"The wedding bells have such a sweet sound but such a sour echo."
— Opening intertitle
One Week is a 1920 short film starring Buster Keaton and Sybil Seely as newlyweds who receive a DIY portable house as a wedding gift. They spend a week assembling it with disastrous results thanks to sabotage by a rejected suitor, as well as their own hilarious ineptness.
"One Week" provides examples of:
- 6 Is 9:
- After all their labor building the house, they find out that the Lot 99 sign actually meant Lot 66, so they have to move the house.
- The malicious character Handy Hank repaints the numbers on the crates (3 becomes 8, 1 becomes 4) so the home building would result in an Epic Fail.
- 13 Is Unlucky: The housewarming party is on Friday the 13th.
- Agony of the Feet: Sybil stamps her foot ... onto her other foot, and makes the classic one-foot hopping exit.
- The Alleged House: What the do-it-yourself home becomes thanks to Handy Hank's sabotage and the newlyweds' bumbling.
- Angry Fist-Shake: Handy Hank performs one after Buster's chair pulling prank.
- Amusing Injuries: As one would expect from slapstick comedy involving hand tools.
- Anvil on Head: Buster is repeatedly flattened by a piano.
- Artistic License – Physics:
- What Buster can do on a ladder is not impossible, but it's clearly ill advised.
- The piano possesses Hollywood density.
- Bizarrchitecture: The weird, twisted house that Buster builds after the numbers are changed.
- Bookcase Passage
- An entire wall of the house pivots around a horizontal beam, causing Buster, who'd been perched above a second-story window, and Sybil, who was seated on the sill of a first-story window, to exchange places.
- The kitchen sink is on a rotating wall.
- Breaking the Fourth Wall / Film the Hand: Buster's wife is taking a bath when she drops the soap out of the bathtub. A hand then covers the camera while she retrieves the soap. After she's back in the tub, the hand goes away, and she grins at the camera.
- By Wall That Is Holey: Preceded by a vertical bookcase passage (see above).
- Car Meets House: The final scene... or rather Train Meets House.
- Chase Scene: Unusually brief for a Keaton film. Handy Hank is chasing Buster through the house after the chair pulling prank.

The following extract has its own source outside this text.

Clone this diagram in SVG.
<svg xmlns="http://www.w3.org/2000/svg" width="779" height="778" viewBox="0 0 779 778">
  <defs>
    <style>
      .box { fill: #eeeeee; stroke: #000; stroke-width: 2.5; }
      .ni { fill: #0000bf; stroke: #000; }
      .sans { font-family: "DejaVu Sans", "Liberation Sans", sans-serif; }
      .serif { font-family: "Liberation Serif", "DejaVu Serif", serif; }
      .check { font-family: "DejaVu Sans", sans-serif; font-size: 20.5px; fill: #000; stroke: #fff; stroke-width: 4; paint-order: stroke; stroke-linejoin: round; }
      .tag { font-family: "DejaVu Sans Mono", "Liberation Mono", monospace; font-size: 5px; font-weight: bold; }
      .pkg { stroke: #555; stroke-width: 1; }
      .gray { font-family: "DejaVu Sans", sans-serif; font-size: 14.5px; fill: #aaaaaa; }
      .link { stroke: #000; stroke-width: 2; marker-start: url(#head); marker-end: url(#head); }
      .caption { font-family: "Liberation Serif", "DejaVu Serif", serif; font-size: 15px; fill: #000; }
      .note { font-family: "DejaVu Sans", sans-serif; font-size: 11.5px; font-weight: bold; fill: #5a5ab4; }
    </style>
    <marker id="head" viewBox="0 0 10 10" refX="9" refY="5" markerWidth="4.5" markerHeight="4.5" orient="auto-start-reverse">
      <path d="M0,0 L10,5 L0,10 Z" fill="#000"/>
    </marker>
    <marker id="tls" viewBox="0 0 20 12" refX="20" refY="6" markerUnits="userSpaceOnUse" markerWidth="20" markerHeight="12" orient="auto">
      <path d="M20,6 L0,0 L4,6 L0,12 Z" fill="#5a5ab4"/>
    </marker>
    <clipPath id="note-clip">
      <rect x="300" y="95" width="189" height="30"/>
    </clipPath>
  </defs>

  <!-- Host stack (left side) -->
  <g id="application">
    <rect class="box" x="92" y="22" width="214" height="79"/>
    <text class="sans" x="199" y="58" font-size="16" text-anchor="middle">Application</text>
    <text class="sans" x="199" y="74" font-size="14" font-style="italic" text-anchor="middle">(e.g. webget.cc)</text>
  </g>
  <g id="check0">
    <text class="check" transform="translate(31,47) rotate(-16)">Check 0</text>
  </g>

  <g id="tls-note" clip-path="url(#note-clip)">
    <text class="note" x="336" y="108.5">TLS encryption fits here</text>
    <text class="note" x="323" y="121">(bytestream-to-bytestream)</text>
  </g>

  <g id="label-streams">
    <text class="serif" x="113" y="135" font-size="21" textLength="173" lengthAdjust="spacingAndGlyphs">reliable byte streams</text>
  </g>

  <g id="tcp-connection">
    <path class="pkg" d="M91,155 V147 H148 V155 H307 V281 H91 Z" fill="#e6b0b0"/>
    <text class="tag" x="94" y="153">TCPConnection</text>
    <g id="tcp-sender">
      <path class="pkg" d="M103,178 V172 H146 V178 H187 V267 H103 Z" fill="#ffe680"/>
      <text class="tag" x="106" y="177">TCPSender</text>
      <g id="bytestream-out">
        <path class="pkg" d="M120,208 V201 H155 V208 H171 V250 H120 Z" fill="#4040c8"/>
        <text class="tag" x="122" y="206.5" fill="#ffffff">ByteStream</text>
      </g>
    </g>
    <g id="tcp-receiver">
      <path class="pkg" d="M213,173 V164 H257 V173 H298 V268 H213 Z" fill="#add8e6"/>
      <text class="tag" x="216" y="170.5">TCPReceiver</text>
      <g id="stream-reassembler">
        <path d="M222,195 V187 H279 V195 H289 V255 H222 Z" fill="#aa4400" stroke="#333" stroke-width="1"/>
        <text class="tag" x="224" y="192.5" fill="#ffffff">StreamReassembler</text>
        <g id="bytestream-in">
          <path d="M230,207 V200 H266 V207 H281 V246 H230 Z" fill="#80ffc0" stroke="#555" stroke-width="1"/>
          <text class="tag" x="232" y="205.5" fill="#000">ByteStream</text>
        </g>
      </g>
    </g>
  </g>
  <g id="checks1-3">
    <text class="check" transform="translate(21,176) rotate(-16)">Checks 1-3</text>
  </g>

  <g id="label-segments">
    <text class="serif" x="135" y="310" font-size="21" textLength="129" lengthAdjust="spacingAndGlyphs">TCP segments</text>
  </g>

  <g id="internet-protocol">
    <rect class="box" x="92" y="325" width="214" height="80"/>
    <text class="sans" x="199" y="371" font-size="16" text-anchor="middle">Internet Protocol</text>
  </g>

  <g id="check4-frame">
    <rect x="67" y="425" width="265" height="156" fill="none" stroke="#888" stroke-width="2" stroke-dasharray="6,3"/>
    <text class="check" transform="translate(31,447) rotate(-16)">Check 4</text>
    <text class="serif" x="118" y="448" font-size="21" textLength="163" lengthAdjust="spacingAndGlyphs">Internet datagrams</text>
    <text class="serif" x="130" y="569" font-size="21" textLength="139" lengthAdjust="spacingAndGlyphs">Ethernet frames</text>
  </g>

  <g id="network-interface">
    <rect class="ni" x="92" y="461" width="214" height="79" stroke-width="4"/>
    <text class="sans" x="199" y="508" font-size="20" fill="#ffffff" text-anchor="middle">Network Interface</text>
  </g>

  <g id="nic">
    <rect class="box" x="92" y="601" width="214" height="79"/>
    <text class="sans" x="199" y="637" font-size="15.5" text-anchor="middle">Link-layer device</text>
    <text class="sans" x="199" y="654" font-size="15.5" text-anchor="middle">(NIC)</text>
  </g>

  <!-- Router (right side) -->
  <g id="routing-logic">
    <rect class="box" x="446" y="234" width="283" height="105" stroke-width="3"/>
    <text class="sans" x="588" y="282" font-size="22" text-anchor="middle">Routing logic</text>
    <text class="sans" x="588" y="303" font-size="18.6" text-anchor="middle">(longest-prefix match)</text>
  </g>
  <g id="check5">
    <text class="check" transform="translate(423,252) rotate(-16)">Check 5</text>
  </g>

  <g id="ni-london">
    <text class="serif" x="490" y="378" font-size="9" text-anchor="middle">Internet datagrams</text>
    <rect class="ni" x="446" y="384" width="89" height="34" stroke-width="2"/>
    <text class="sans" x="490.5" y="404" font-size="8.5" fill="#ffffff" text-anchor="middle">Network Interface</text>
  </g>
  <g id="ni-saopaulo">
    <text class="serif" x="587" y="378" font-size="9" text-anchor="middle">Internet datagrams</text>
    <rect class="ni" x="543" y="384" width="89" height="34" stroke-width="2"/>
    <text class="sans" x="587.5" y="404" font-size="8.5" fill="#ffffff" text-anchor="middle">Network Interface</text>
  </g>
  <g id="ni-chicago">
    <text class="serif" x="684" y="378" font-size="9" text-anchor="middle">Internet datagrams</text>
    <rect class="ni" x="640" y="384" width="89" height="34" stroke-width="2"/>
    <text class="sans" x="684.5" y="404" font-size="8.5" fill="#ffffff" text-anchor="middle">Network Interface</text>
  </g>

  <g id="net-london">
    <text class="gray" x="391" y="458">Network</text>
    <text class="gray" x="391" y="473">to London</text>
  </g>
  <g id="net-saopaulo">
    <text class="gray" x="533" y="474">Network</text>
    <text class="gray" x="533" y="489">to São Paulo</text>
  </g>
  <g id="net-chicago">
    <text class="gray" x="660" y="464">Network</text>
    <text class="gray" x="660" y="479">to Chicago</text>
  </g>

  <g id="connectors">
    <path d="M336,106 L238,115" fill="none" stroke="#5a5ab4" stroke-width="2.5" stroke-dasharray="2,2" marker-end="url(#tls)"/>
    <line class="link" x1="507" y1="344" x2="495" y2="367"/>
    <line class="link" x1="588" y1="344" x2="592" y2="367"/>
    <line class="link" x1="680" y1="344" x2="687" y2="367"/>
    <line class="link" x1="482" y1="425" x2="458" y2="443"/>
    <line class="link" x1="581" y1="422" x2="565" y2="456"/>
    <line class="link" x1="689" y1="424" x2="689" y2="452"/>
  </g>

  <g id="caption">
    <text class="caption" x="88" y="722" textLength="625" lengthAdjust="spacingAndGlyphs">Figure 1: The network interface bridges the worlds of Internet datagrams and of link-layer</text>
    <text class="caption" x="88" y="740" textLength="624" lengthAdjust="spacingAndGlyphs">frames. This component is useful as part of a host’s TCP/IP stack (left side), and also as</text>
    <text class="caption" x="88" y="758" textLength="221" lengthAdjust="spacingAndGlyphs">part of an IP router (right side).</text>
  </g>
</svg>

It culminates in Buster pulling a Door Judo prank.
- Doom It Yourself: Any halfway competent architect or construction foreman would have realized there was a problem.
- Door Judo: Applied by Buster to get rid of Handy Hank.

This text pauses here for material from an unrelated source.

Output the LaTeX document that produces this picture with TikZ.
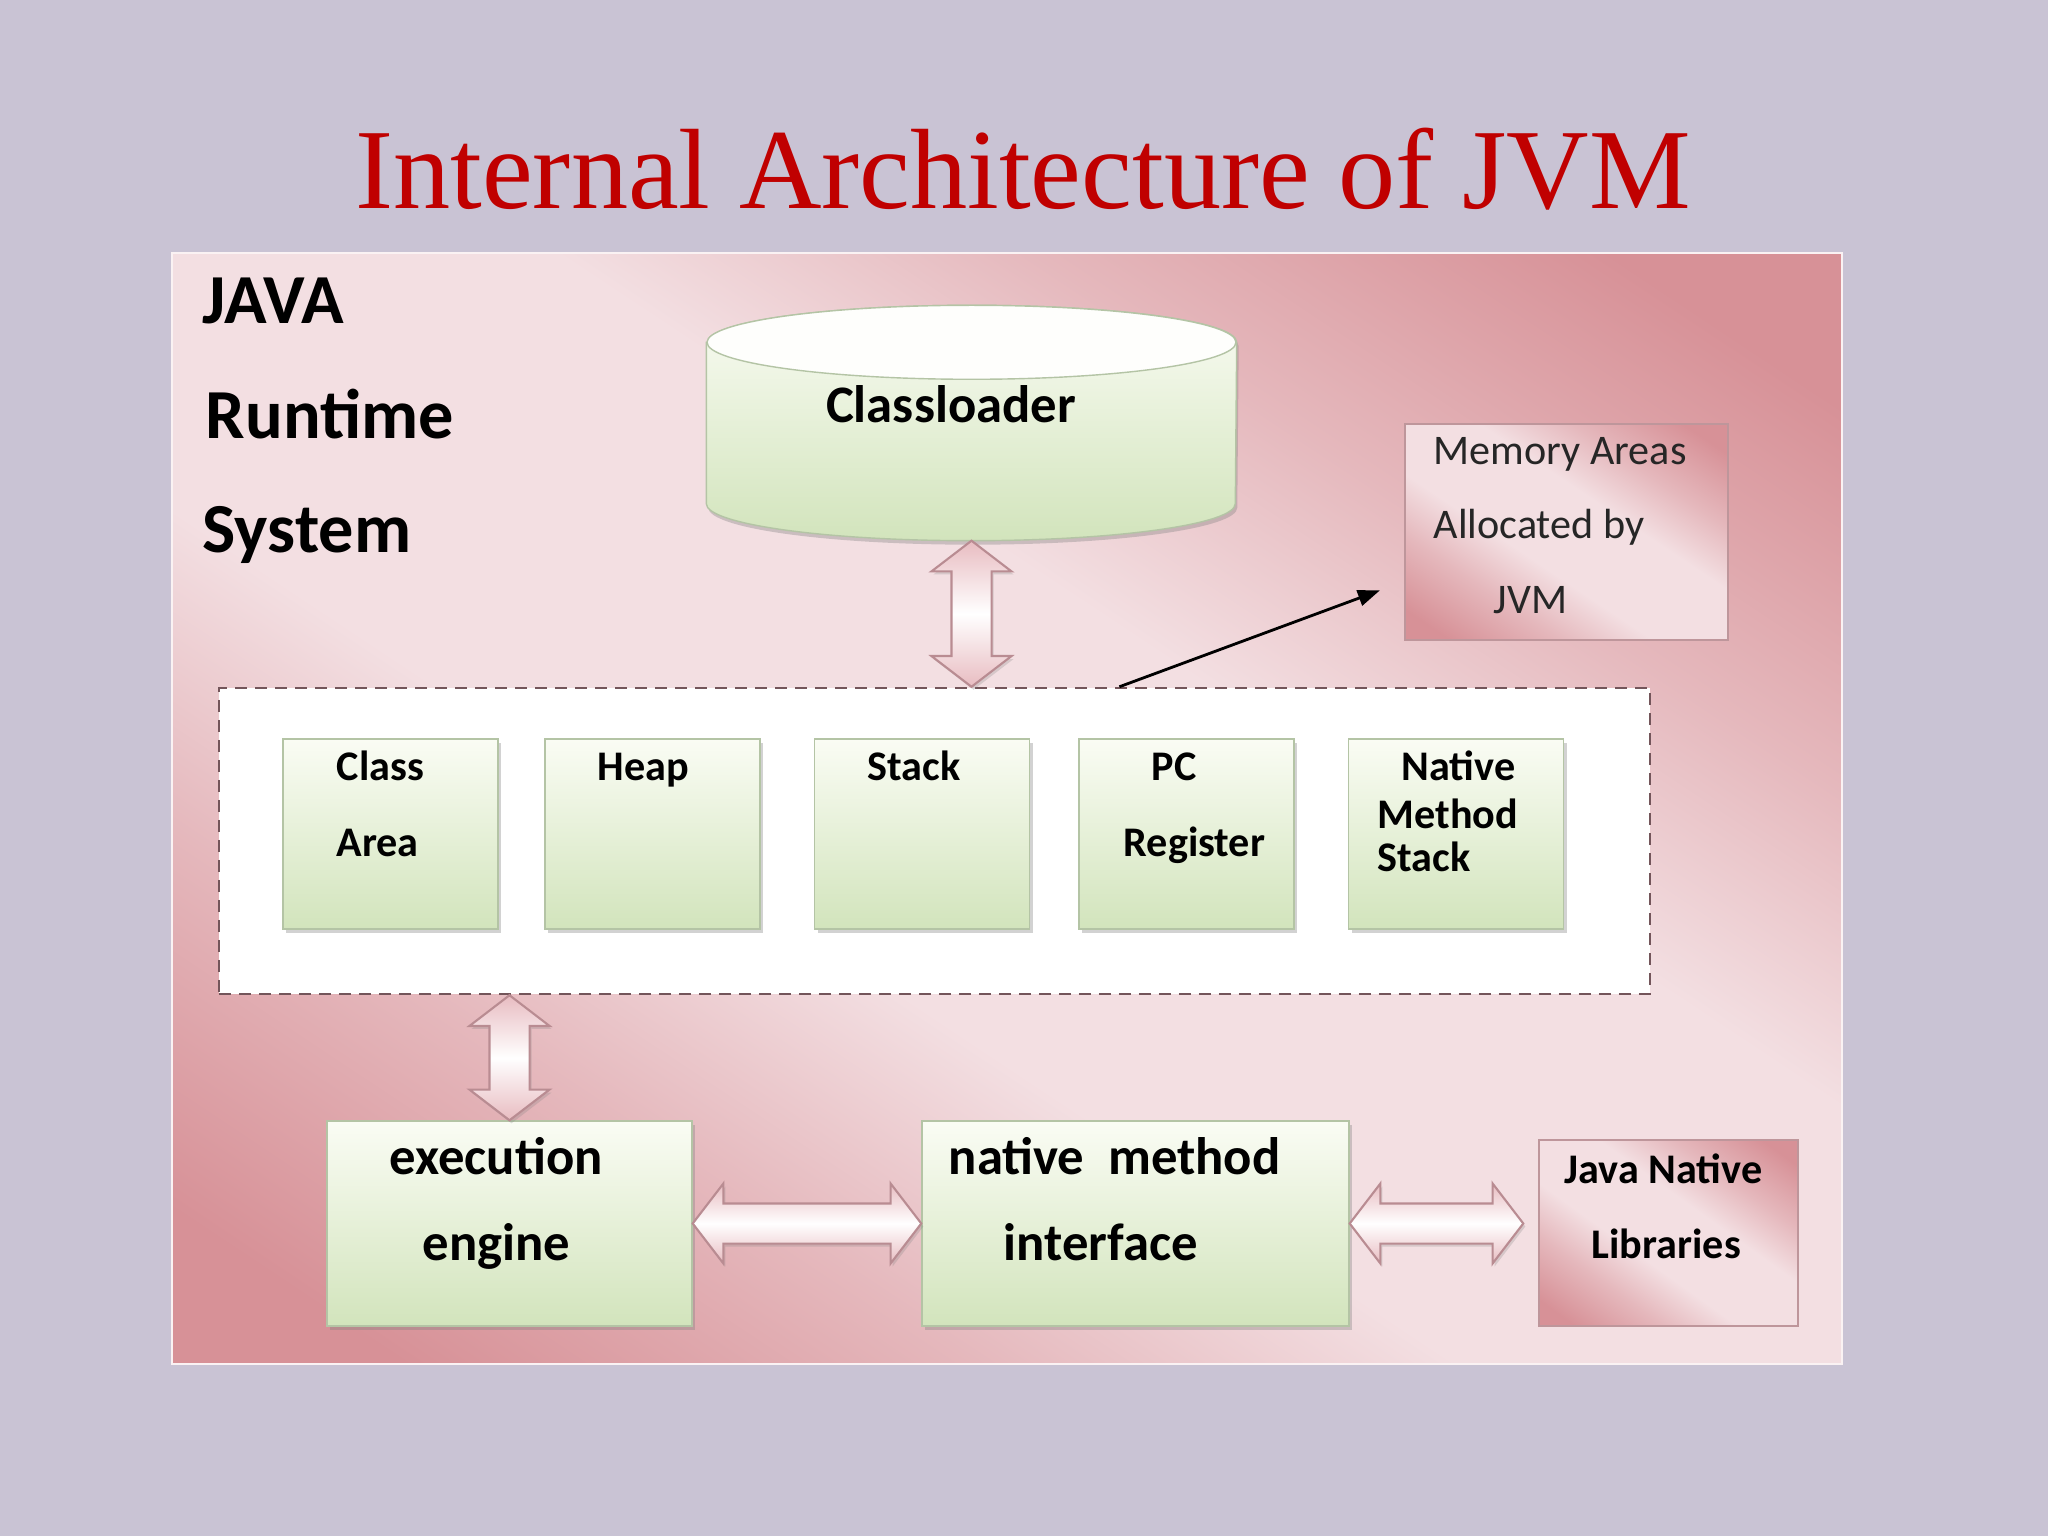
\documentclass[tikz,border=0pt]{standalone}
\usepackage{fontspec}
\setmainfont{Carlito}
\newfontfamily\titlefont{Liberation Serif}
\usetikzlibrary{shapes.arrows, arrows.meta, calc, shadows}
\definecolor{slidebg}{RGB}{201,195,212}
\definecolor{jvmred}{RGB}{192,0,0}
\definecolor{pinklight}{RGB}{243,223,226}
\definecolor{pinkdark}{RGB}{215,145,151}
\definecolor{pinkline}{RGB}{190,150,155}
\definecolor{greentop}{RGB}{250,252,244}
\definecolor{greenbot}{RGB}{210,228,188}
\definecolor{greenline}{RGB}{180,196,165}
\definecolor{dashcol}{RGB}{115,85,90}
\definecolor{arrowpink}{RGB}{232,188,193}
\definecolor{arrowline}{RGB}{185,140,146}

% dark at two opposite corners, light along the other diagonal
\pgfdeclareverticalshading{diaglow}{100bp}{%
  color(0bp)=(pinkdark); color(20bp)=(pinkdark); color(32bp)=(pinkdark!50!pinklight);
  color(42bp)=(pinklight); color(58bp)=(pinklight); color(68bp)=(pinkdark!50!pinklight);
  color(80bp)=(pinkdark); color(100bp)=(pinkdark)}

\tikzset{
  pinkbox/.style={draw=pinkline, shading=diaglow, shading angle=#1, inner sep=0pt},
  greenbox/.style={draw=greenline, top color=greentop, bottom color=greenbot, inner sep=0pt,
      drop shadow={shadow xshift=0.03cm, shadow yshift=-0.04cm, opacity=0.35}},
  blockarrow/.style={double arrow, draw=arrowline, line width=0.6pt,
      inner xsep=0pt, inner ysep=0.19cm,
      top color=arrowpink, bottom color=arrowpink, middle color=white,
      double arrow head extend=0.2cm, double arrow tip angle=105,
      drop shadow={shadow xshift=0.02cm, shadow yshift=-0.03cm, opacity=0.25}},
  sidetxt/.style={font=\fontsize{20}{24}\selectfont\bfseries, anchor=base west, inner sep=0pt},
  boxtxt/.style={font=\fontsize{12}{14}\selectfont\bfseries, anchor=base west, inner sep=0pt},
  bigtxt/.style={font=\fontsize{15}{18}\selectfont\bfseries, anchor=base west, inner sep=0pt},
  memtxt/.style={font=\fontsize{12}{14}\selectfont, text=black!85, anchor=base west, inner sep=0pt}
}

% block arrow between two points: name, from, to
\newcommand{\bigarrow}[3]{%
  \path let \p1=(#2), \p2=(#3), \n1={veclen(\x2-\x1,\y2-\y1)},
    \n2={atan2(\y2-\y1,\x2-\x1)} in
    node[blockarrow, rotate=\n2, minimum height=\n1] (#1) at ($(\p1)!.5!(\p2)$) {};}

\begin{document}
\begin{tikzpicture}
\useasboundingbox (0,0) rectangle (20.48,-15.36);
\fill[slidebg] (0,0) rectangle (20.48,-15.36);

% Title
\node[font=\titlefont\fontsize{32.5}{40}\selectfont, text=jvmred, anchor=base, inner sep=0pt]
  (title) at (10.23,-2.09) {Internal Architecture of JVM};

% Runtime frame
\node[pinkbox=-33.6, draw=white!60!pinklight, line width=0.8pt,
  minimum width=16.70cm, minimum height=11.11cm] (frame) at (10.07,-8.085) {};
\node[sidetxt] (java) at (2.02,-3.24) {JAVA};
\node[sidetxt] (runtime) at (2.05,-4.39) {Runtime};
\node[sidetxt] (system) at (2.02,-5.52) {System};

% Classloader cylinder
\node[minimum width=5.29cm, minimum height=2.34cm] (cl) at (9.715,-4.23) {};
\shade[top color=greentop, bottom color=greenbot, draw=greenline,
  drop shadow={shadow xshift=0.02cm, shadow yshift=-0.04cm, opacity=0.35}]
  ([yshift=-0.37cm]cl.north west) -- ([yshift=0.37cm]cl.south west)
  arc[start angle=180, end angle=360, x radius=2.645, y radius=0.37]
  -- ([yshift=-0.37cm]cl.north east)
  arc[start angle=0, end angle=180, x radius=2.645, y radius=0.37] -- cycle;
\filldraw[fill=white!70!greentop, draw=greenline]
  ([yshift=-0.37cm]cl.north) ellipse [x radius=2.645, y radius=0.37];
\node[bigtxt, anchor=base] (cltxt) at (9.51,-4.22) {Classloader};

% Memory areas note
\node[pinkbox=-33.8, minimum width=3.23cm, minimum height=2.16cm] (mem) at (15.665,-5.32) {};
\node[memtxt] (mem1) at (14.33,-4.65) {Memory Areas};
\node[memtxt] (mem2) at (14.33,-5.39) {Allocated by};
\node[memtxt] (mem3) at (14.93,-6.14) {JVM};

% Runtime data areas
\node[draw=dashcol, fill=white, dash pattern=on 1.2mm off 0.8mm, line width=0.7pt,
  minimum width=14.31cm, minimum height=3.06cm] (areas) at (9.345,-8.41) {};
\node[greenbox, minimum width=2.15cm, minimum height=1.90cm] (clarea) at (3.905,-8.34) {};
\node[greenbox, minimum width=2.15cm, minimum height=1.90cm] (heap) at (6.525,-8.34) {};
\node[greenbox, minimum width=2.15cm, minimum height=1.90cm] (stack) at (9.22,-8.34) {};
\node[greenbox, minimum width=2.15cm, minimum height=1.90cm] (pc) at (11.865,-8.34) {};
\node[greenbox, minimum width=2.15cm, minimum height=1.90cm] (nms) at (14.56,-8.34) {};
\node[boxtxt] (ca1) at (3.36,-7.81) {Class};
\node[boxtxt] (ca2) at (3.36,-8.57) {Area};
\node[boxtxt] (hp1) at (5.97,-7.81) {Heap};
\node[boxtxt] (st1) at (8.67,-7.81) {Stack};
\node[boxtxt] (pc1) at (11.51,-7.81) {PC};
\node[boxtxt] (pc2) at (11.23,-8.57) {Register};
\node[boxtxt] (nm1) at (14.01,-7.81) {Native};
\node[boxtxt] (nm2) at (13.77,-8.28) {Method};
\node[boxtxt] (nm3) at (13.77,-8.72) {Stack};

% Engine, interface, libraries
\node[greenbox, minimum width=3.65cm, minimum height=2.05cm] (exec) at (5.095,-12.235) {};
\node[greenbox, minimum width=4.27cm, minimum height=2.05cm] (nmi) at (11.355,-12.235) {};
\node[pinkbox=-35.7, minimum width=2.59cm, minimum height=1.86cm] (jnl) at (16.685,-12.33) {};
\node[bigtxt] (ex1) at (3.89,-11.74) {execution};
\node[bigtxt] (ex2) at (4.22,-12.60) {engine};
\node[bigtxt] (ni1) at (9.48,-11.74) {native~ method};
\node[bigtxt] (ni2) at (10.03,-12.60) {interface};
\node[boxtxt] (jn1) at (15.64,-11.83) {Java Native};
\node[boxtxt] (jn2) at (15.91,-12.58) {Libraries};

% Connections
\bigarrow{ar1}{cl.south}{cl.south |- areas.north}
\bigarrow{ar2}{areas.south -| exec.north}{exec.north}
\bigarrow{ar3}{exec.east}{nmi.west}
\bigarrow{ar4}{nmi.east}{$(nmi.east -| jnl.west)+(-0.15,0)$}
\draw[-{Triangle[length=0.22cm, width=0.16cm]}, line width=0.8pt, shorten >=0.26cm]
  ($(areas.north west)!0.629!(areas.north east)$) -- ($(mem.north west)!0.727!(mem.south west)$);
\end{tikzpicture}
\end{document}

- Exploding Calendar: Counting the days in the single week that Buster spends building the house.
- Foreshadowing
- "I'll be right down!"
- The date of the housewarming party (see 13 Is Unlucky, above).
- From Bad to Worse: On top of everything else, they built the house on the wrong lot.
- Green-Eyed Monster: Hank, who changes the numbers on their crates and thus sabotages the house, because he wanted Buster's girl.
- Iris Out: Each chapter starts and ends with an Iris In/Out.
- Irony: The title on the sheet music placed on the piano, which has just made a crater in the floor? "The End of a Perfect Day."
- Look Both Ways: The train hitting the house was coming from the other direction.
- Moment Killer: The newlyweds' attempts to kiss in the backseat of a car are thwarted because the driver, Hank, keeps leering at them.
- Outside Ride: To get away from moment killer Hank, the newlyweds switch cars — in mid-drive. Buster has a little trouble.
- Railroad Tracks of Doom: At the end, Buster finds out that he built the house on the wrong lot and has to move it. It ends up getting stuck on railroad tracks while a train is coming.
- Double Subversion: The oncoming train takes a parallel track and narrowly misses their house. Buster and Sybil sigh with relief... and then a different train comes from the other direction and smashes the house to kindling.
- Shout-Out: Keaton claimed the title was a reference to the 1907 novel Three Weeks, by Elinor Glyn.
- Trash the Set: The house is demolished by a train in the last scene.